To identify potential pivots in senescent cell viability, we initiated this study by investigating whether apoptosis-related pathways are altered in senescent cells. We performed unbiased RNA sequencing on samples of genomically stable primary human IMR90 fibroblasts and IMR90 induced to senesce by ionizing radiation (IR). As senescent cells are reportedly apoptosis-resistant, we expected pro-apoptotic genes to be repressed. Surprisingly, however, senescent IMR90 showed an upregulation of prominent pro-apoptotic "initiators" PUMA and BIM while the anti-apoptotic "guardian" BCL-2 was reduced. This suggested senescent IMR90 are primed to undergo apoptosis but that the execution of the death program is restrained. We reasoned such a brake could potentially be a transcriptional regulator and focused on transcription factors that have previously been linked to apoptosis, including STAT1, 2, and 4; RELB; NFκB; TP53; and FOXO4.
Interference with JAK-STAT signaling is known not to affect the viability of senescent cells, and we have previously observed similar effects for NFκB and p53 inhibition. Our interest was therefore directed to a factor that has not yet been studied as such, FOXO4. FOXO4 belongs to a larger mammalian family, with FOXO1 and 3 being its major siblings. FOXOs are well studied in aging and tissue homeostasis as targets of insulin/IGF signaling and as regulators of reactive oxygen species. Whereas senescence-inducing IR showed only mild effects on the expression of FOXO1 and 3, both FOXO4 mRNA and protein expression progressively increased. We therefore wondered whether FOXO4 could function to balance senescence and apoptosis.
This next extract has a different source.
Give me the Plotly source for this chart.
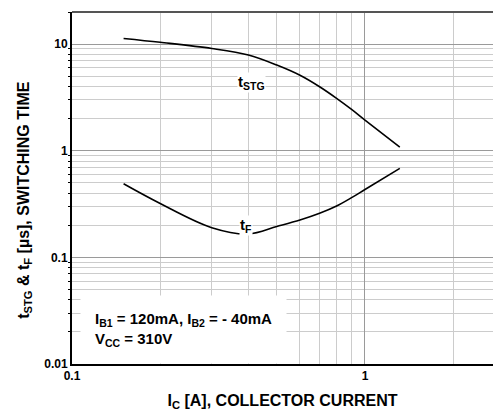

We stably inhibited FOXO4 expression using lentiviral shRNA. FOXO4 inhibition prior to senescence-induction resulted in a release of mitochondrial cytochrome C and BAX/BAK-dependent caspase-3 cleavage. In addition, FOXO4 inhibition in cells that were already senescent, but not their control counterparts, reduced viability and cell density. Together, these show that after acute damage FOXO4 favors senescence over apoptosis and maintains viability of senescent cells by repressing their apoptosis response.
Research on peptide chemistry has shown that protein domains containing natural L-peptides can sometimes be mimicked by using D-amino acids in a retro-reversed sequence. Modification of peptides to such a D-retro inverso (DRI)-isoform can render peptides new chemical properties, which may improve their potency. As a cell penetrating peptide the D-retro inverso (DRI)-isoform of FOXO4, FOXO4-DRI, differs from other senolytic compounds by being designed around a specific amino acid sequence in a molecular target only mildly expressed in most normal tissues. Though a more thorough analysis is required, at least as far as tested here FOXO4-DRI appears to be well tolerated, which is an absolutely critical milestone to pass when aiming to treat relatively healthy aged individuals.